▶ Given request: Leave out every picture, then transcribe the rest of the listing exactly.

▶ Supplied material:
━━━━━━━━
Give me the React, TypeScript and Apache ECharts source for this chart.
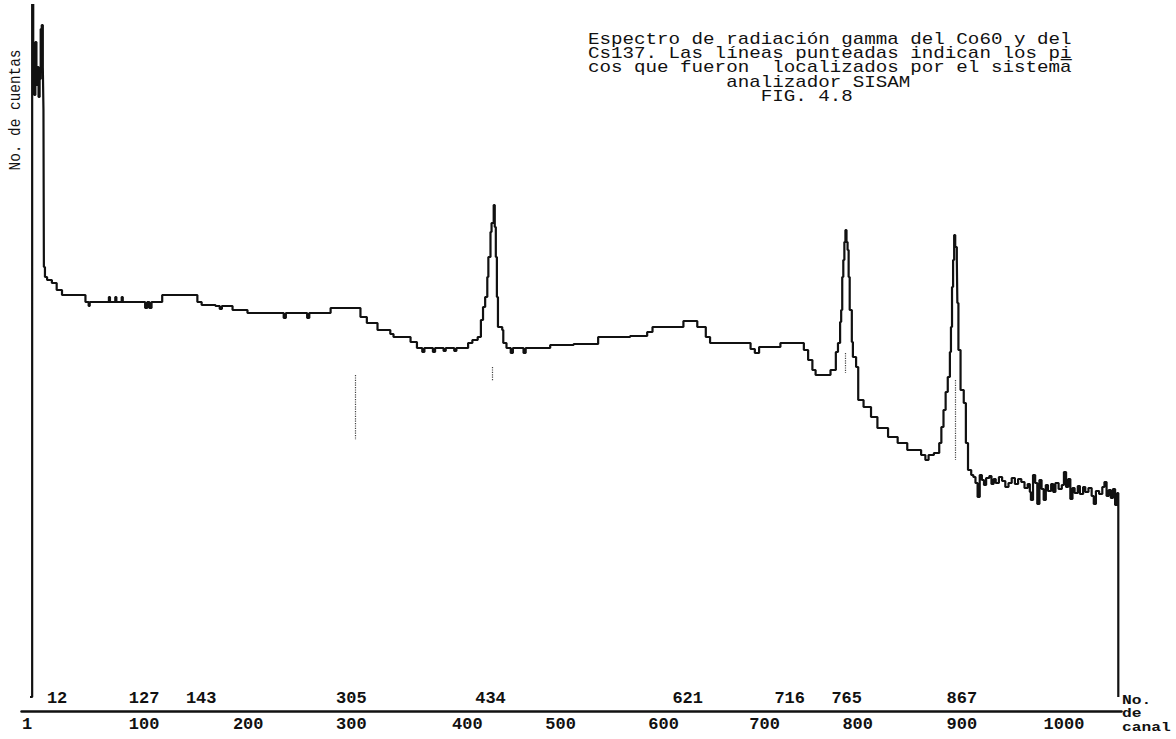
import React, { useEffect, useRef } from "react";
import * as echarts from "echarts";

// Channel numbers (x) and counts (arbitrary units, y)
const channels = [
  0, 2, 3, 4, 5, 6, 7, 8, 9, 10, 11, 12, 12.6, 13, 14, 16, 20.5, 25, 30, 52,
  55, 56, 74, 75, 80, 81, 86, 87, 108, 110, 112, 114, 124, 157, 161, 174, 178, 180, 190, 204,
  238, 240, 260, 262, 282, 310, 316, 326, 338, 341, 357, 363, 368, 370, 378, 380, 388, 390, 398, 400,
  411, 415, 420, 423, 425, 427, 429, 430, 432, 433, 435, 436, 437, 438, 439, 443, 444, 447, 451, 453,
  463, 465, 488, 510, 533, 563, 579, 584, 613, 626, 634, 638, 676, 680, 684, 704, 726, 730, 734, 737,
  751, 756, 758, 760, 761, 762, 763, 764, 765, 766, 767, 768, 769, 771, 772, 775, 777, 782, 789, 795,
  805, 814, 823, 836, 840, 843, 848, 853, 855, 857, 859, 861, 863, 864, 865, 866, 867, 868, 869.5, 870,
  871, 873, 876, 878, 880, 883,
  885, 887, 889, 891, 893, 895, 897, 900, 902, 904, 906, 909, 912, 915, 918, 921, 924, 927, 930, 933,
  936, 938, 939, 941, 943, 945, 947, 949, 951, 953, 955, 958, 960, 962, 965, 968, 970, 972, 974, 976,
  978, 980, 983, 985, 988, 990, 993, 996, 998, 1000, 1003, 1006, 1008, 1010, 1012, 1014, 1016, 1018, 1020, 1021,
];
const counts = [
  0, 720, 640, 602, 655, 612, 630, 600, 618, 668, 672, 630, 587, 430, 420, 417, 414, 407, 402, 395,
  391, 395, 400, 395, 400, 395, 400, 395, 389, 395, 389, 395, 402, 395, 392, 391, 388, 391, 387, 384,
  379, 384, 379, 384, 389, 380, 374, 367, 363, 360, 355, 349, 345, 349, 345, 349, 346, 349, 346, 349,
  354, 357, 360, 377, 390, 400, 420, 440, 465, 474, 492, 470, 440, 400, 370, 367, 354, 349, 344, 349,
  344, 349, 352, 353, 360, 361, 365, 370, 376, 370, 360, 354, 348, 344, 350, 354, 347, 337, 327, 322,
  327, 345, 354, 375, 387, 420, 437, 455, 467, 455, 447, 420, 387, 355, 340, 330, 297, 290, 280, 269,
  260, 254, 247, 242, 237, 242, 244, 254, 270, 287, 305, 320, 345, 370, 410, 437, 462, 450, 437, 394,
  347, 307, 294, 254, 227, 222,
  220, 214, 200, 222, 217, 212, 219, 221, 213, 218, 214, 220, 216, 210, 214, 219, 213, 218, 215, 209,
  213, 205, 197, 222, 214, 193, 217, 208, 197, 212, 206, 213, 205, 214, 208, 212, 225, 210, 218, 198,
  209, 204, 211, 203, 210, 205, 209, 201, 193, 206, 203, 210, 215, 201, 207, 199, 208, 192, 204, 0,
];

// Printed channel scale (typed labels) and the channel position where each was typed
const tickLabels = ["1", "100", "200", "300", "400", "500", "600", "700", "800", "900", "1000"];
const tickLabelAt = [-2.8, 107, 204.7, 301.4, 410.3, 497.7, 594.4, 689.2, 776.5, 874.2, 970];

// Peaks located by the SISAM analyzer and where their numbers were typed
const peakLabels = ["12", "127", "143", "305", "434", "621", "716", "765", "867"];
const peakLabelAt = [25.4, 107, 160.6, 301.4, 432, 617, 712.7, 766.2, 874.2];

// Dotted peak markers that are visible on the plot: channel, from-count, to-count
const peakMarkChannel = [305, 434, 765, 868];
const peakMarkFrom = [322, 330, 344, 317];
const peakMarkTo = [257, 316, 324, 237];

const titleLines = [
  "Espectro de radiación gamma del Co60 y del",
  "Cs137. Las líneas punteadas indican los pi̲",
  "cos que fueron  localizados por el sistema",
  "            analizador SISAM",
  "               FIG. 4.8",
];
const yName = "No. de cuentas";
const xNameLines = ["No.", "de", "canal"];

const MONO = '"Liberation Mono", "DejaVu Sans Mono", monospace';

export default function App() {
  const ref = useRef<HTMLDivElement>(null);

  useEffect(() => {
    if (!ref.current) return;
    const chart = echarts.init(ref.current, null, { renderer: "svg" });
    const data = channels.map((c, i) => [c, counts[i]]);
    const lookup = (vals: number[], labels: string[]) => (v: number) => {
      let best = 0;
      for (let i = 1; i < vals.length; i++) {
        if (Math.abs(vals[i] - v) < Math.abs(vals[best] - v)) best = i;
      }
      return labels[best];
    };

    chart.setOption({
      animation: false,
      backgroundColor: "#ffffff",
      grid: {
        left: 21.5,
        right: 54.5,
        top: 5,
        bottom: 42,
        containLabel: false,
        outerBoundsMode: "none",
      },
      xAxis: [
        {
          type: "value",
          min: -8,
          max: 1024,
          position: "bottom",
          offset: 14,
          axisLine: { show: true, onZero: false, lineStyle: { color: "#111", width: 2.5 } },
          axisTick: { show: false },
          splitLine: { show: false },
          axisLabel: {
            customValues: tickLabelAt,
            formatter: lookup(tickLabelAt, tickLabels),
            fontFamily: MONO,
            fontSize: 17,
            fontWeight: "bold",
            color: "#111",
            margin: 5,
          },
        },
        {
          type: "value",
          min: -8,
          max: 1024,
          position: "bottom",
          offset: -7,
          axisLine: { show: false, onZero: false },
          axisTick: { show: false },
          splitLine: { show: false },
          axisLabel: {
            customValues: peakLabelAt,
            formatter: lookup(peakLabelAt, peakLabels),
            fontFamily: MONO,
            fontSize: 17,
            fontWeight: "bold",
            color: "#111",
            margin: 0,
          },
        },
      ],
      yAxis: {
        type: "value",
        min: 0,
        max: 692,
        show: false,
      },
      series: [
        {
          type: "line",
          xAxisIndex: 0,
          data,
          step: "end",
          showSymbol: false,
          clip: true,
          lineStyle: { color: "#111", width: 2.2 },
          markLine: {
            silent: true,
            symbol: "none",
            label: { show: false },
            lineStyle: { color: "#444", type: "dotted", width: 1.2 },
            data: peakMarkChannel.map((c, i) => [
              { coord: [c, peakMarkFrom[i]] },
              { coord: [c, peakMarkTo[i]] },
            ]),
          },
        },
      ],
      graphic: [
        {
          type: "text",
          x: 588,
          y: 32,
          scaleX: 1.2,
          style: {
            text: titleLines.join("\n"),
            font: `16px ${MONO}`,
            lineHeight: 14.3,
            fill: "#111",
          },
        },
        {
          type: "text",
          x: 16,
          y: 110,
          rotation: Math.PI / 2,
          scaleX: 0.9,
          style: {
            text: yName,
            font: `16px ${MONO}`,
            align: "center",
            verticalAlign: "middle",
            fill: "#111",
          },
        },
        ...xNameLines.map((t, i) => ({
          type: "text",
          x: 1122,
          y: 700 + i * 13.6,
          scaleX: 1.25,
          style: {
            text: t,
            font: `bold 13px ${MONO}`,
            verticalAlign: "middle",
            fill: "#111",
          },
        })),
      ],
    });
    return () => chart.dispose();
  }, []);

  return (
    <div
      ref={ref}
      style={{ position: "fixed", left: 0, top: 0, width: 1176, height: 739, background: "#fff" }}
    />
  );
}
━━━━━━━━
▶ Full answer:
Give me the React, TypeScript and Apache ECharts source for this chart.
import React, { useEffect, useRef } from "react";
import * as echarts from "echarts";

// Channel numbers (x) and counts (arbitrary units, y)
const channels = [
  0, 2, 3, 4, 5, 6, 7, 8, 9, 10, 11, 12, 12.6, 13, 14, 16, 20.5, 25, 30, 52,
  55, 56, 74, 75, 80, 81, 86, 87, 108, 110, 112, 114, 124, 157, 161, 174, 178, 180, 190, 204,
  238, 240, 260, 262, 282, 310, 316, 326, 338, 341, 357, 363, 368, 370, 378, 380, 388, 390, 398, 400,
  411, 415, 420, 423, 425, 427, 429, 430, 432, 433, 435, 436, 437, 438, 439, 443, 444, 447, 451, 453,
  463, 465, 488, 510, 533, 563, 579, 584, 613, 626, 634, 638, 676, 680, 684, 704, 726, 730, 734, 737,
  751, 756, 758, 760, 761, 762, 763, 764, 765, 766, 767, 768, 769, 771, 772, 775, 777, 782, 789, 795,
  805, 814, 823, 836, 840, 843, 848, 853, 855, 857, 859, 861, 863, 864, 865, 866, 867, 868, 869.5, 870,
  871, 873, 876, 878, 880, 883,
  885, 887, 889, 891, 893, 895, 897, 900, 902, 904, 906, 909, 912, 915, 918, 921, 924, 927, 930, 933,
  936, 938, 939, 941, 943, 945, 947, 949, 951, 953, 955, 958, 960, 962, 965, 968, 970, 972, 974, 976,
  978, 980, 983, 985, 988, 990, 993, 996, 998, 1000, 1003, 1006, 1008, 1010, 1012, 1014, 1016, 1018, 1020, 1021,
];
const counts = [
  0, 720, 640, 602, 655, 612, 630, 600, 618, 668, 672, 630, 587, 430, 420, 417, 414, 407, 402, 395,
  391, 395, 400, 395, 400, 395, 400, 395, 389, 395, 389, 395, 402, 395, 392, 391, 388, 391, 387, 384,
  379, 384, 379, 384, 389, 380, 374, 367, 363, 360, 355, 349, 345, 349, 345, 349, 346, 349, 346, 349,
  354, 357, 360, 377, 390, 400, 420, 440, 465, 474, 492, 470, 440, 400, 370, 367, 354, 349, 344, 349,
  344, 349, 352, 353, 360, 361, 365, 370, 376, 370, 360, 354, 348, 344, 350, 354, 347, 337, 327, 322,
  327, 345, 354, 375, 387, 420, 437, 455, 467, 455, 447, 420, 387, 355, 340, 330, 297, 290, 280, 269,
  260, 254, 247, 242, 237, 242, 244, 254, 270, 287, 305, 320, 345, 370, 410, 437, 462, 450, 437, 394,
  347, 307, 294, 254, 227, 222,
  220, 214, 200, 222, 217, 212, 219, 221, 213, 218, 214, 220, 216, 210, 214, 219, 213, 218, 215, 209,
  213, 205, 197, 222, 214, 193, 217, 208, 197, 212, 206, 213, 205, 214, 208, 212, 225, 210, 218, 198,
  209, 204, 211, 203, 210, 205, 209, 201, 193, 206, 203, 210, 215, 201, 207, 199, 208, 192, 204, 0,
];

// Printed channel scale (typed labels) and the channel position where each was typed
const tickLabels = ["1", "100", "200", "300", "400", "500", "600", "700", "800", "900", "1000"];
const tickLabelAt = [-2.8, 107, 204.7, 301.4, 410.3, 497.7, 594.4, 689.2, 776.5, 874.2, 970];

// Peaks located by the SISAM analyzer and where their numbers were typed
const peakLabels = ["12", "127", "143", "305", "434", "621", "716", "765", "867"];
const peakLabelAt = [25.4, 107, 160.6, 301.4, 432, 617, 712.7, 766.2, 874.2];

// Dotted peak markers that are visible on the plot: channel, from-count, to-count
const peakMarkChannel = [305, 434, 765, 868];
const peakMarkFrom = [322, 330, 344, 317];
const peakMarkTo = [257, 316, 324, 237];

const titleLines = [
  "Espectro de radiación gamma del Co60 y del",
  "Cs137. Las líneas punteadas indican los pi̲",
  "cos que fueron  localizados por el sistema",
  "            analizador SISAM",
  "               FIG. 4.8",
];
const yName = "No. de cuentas";
const xNameLines = ["No.", "de", "canal"];

const MONO = '"Liberation Mono", "DejaVu Sans Mono", monospace';

export default function App() {
  const ref = useRef<HTMLDivElement>(null);

  useEffect(() => {
    if (!ref.current) return;
    const chart = echarts.init(ref.current, null, { renderer: "svg" });
    const data = channels.map((c, i) => [c, counts[i]]);
    const lookup = (vals: number[], labels: string[]) => (v: number) => {
      let best = 0;
      for (let i = 1; i < vals.length; i++) {
        if (Math.abs(vals[i] - v) < Math.abs(vals[best] - v)) best = i;
      }
      return labels[best];
    };

    chart.setOption({
      animation: false,
      backgroundColor: "#ffffff",
      grid: {
        left: 21.5,
        right: 54.5,
        top: 5,
        bottom: 42,
        containLabel: false,
        outerBoundsMode: "none",
      },
      xAxis: [
        {
          type: "value",
          min: -8,
          max: 1024,
          position: "bottom",
          offset: 14,
          axisLine: { show: true, onZero: false, lineStyle: { color: "#111", width: 2.5 } },
          axisTick: { show: false },
          splitLine: { show: false },
          axisLabel: {
            customValues: tickLabelAt,
            formatter: lookup(tickLabelAt, tickLabels),
            fontFamily: MONO,
            fontSize: 17,
            fontWeight: "bold",
            color: "#111",
            margin: 5,
          },
        },
        {
          type: "value",
          min: -8,
          max: 1024,
          position: "bottom",
          offset: -7,
          axisLine: { show: false, onZero: false },
          axisTick: { show: false },
          splitLine: { show: false },
          axisLabel: {
            customValues: peakLabelAt,
            formatter: lookup(peakLabelAt, peakLabels),
            fontFamily: MONO,
            fontSize: 17,
            fontWeight: "bold",
            color: "#111",
            margin: 0,
          },
        },
      ],
      yAxis: {
        type: "value",
        min: 0,
        max: 692,
        show: false,
      },
      series: [
        {
          type: "line",
          xAxisIndex: 0,
          data,
          step: "end",
          showSymbol: false,
          clip: true,
          lineStyle: { color: "#111", width: 2.2 },
          markLine: {
            silent: true,
            symbol: "none",
            label: { show: false },
            lineStyle: { color: "#444", type: "dotted", width: 1.2 },
            data: peakMarkChannel.map((c, i) => [
              { coord: [c, peakMarkFrom[i]] },
              { coord: [c, peakMarkTo[i]] },
            ]),
          },
        },
      ],
      graphic: [
        {
          type: "text",
          x: 588,
          y: 32,
          scaleX: 1.2,
          style: {
            text: titleLines.join("\n"),
            font: `16px ${MONO}`,
            lineHeight: 14.3,
            fill: "#111",
          },
        },
        {
          type: "text",
          x: 16,
          y: 110,
          rotation: Math.PI / 2,
          scaleX: 0.9,
          style: {
            text: yName,
            font: `16px ${MONO}`,
            align: "center",
            verticalAlign: "middle",
            fill: "#111",
          },
        },
        ...xNameLines.map((t, i) => ({
          type: "text",
          x: 1122,
          y: 700 + i * 13.6,
          scaleX: 1.25,
          style: {
            text: t,
            font: `bold 13px ${MONO}`,
            verticalAlign: "middle",
            fill: "#111",
          },
        })),
      ],
    });
    return () => chart.dispose();
  }, []);

  return (
    <div
      ref={ref}
      style={{ position: "fixed", left: 0, top: 0, width: 1176, height: 739, background: "#fff" }}
    />
  );
}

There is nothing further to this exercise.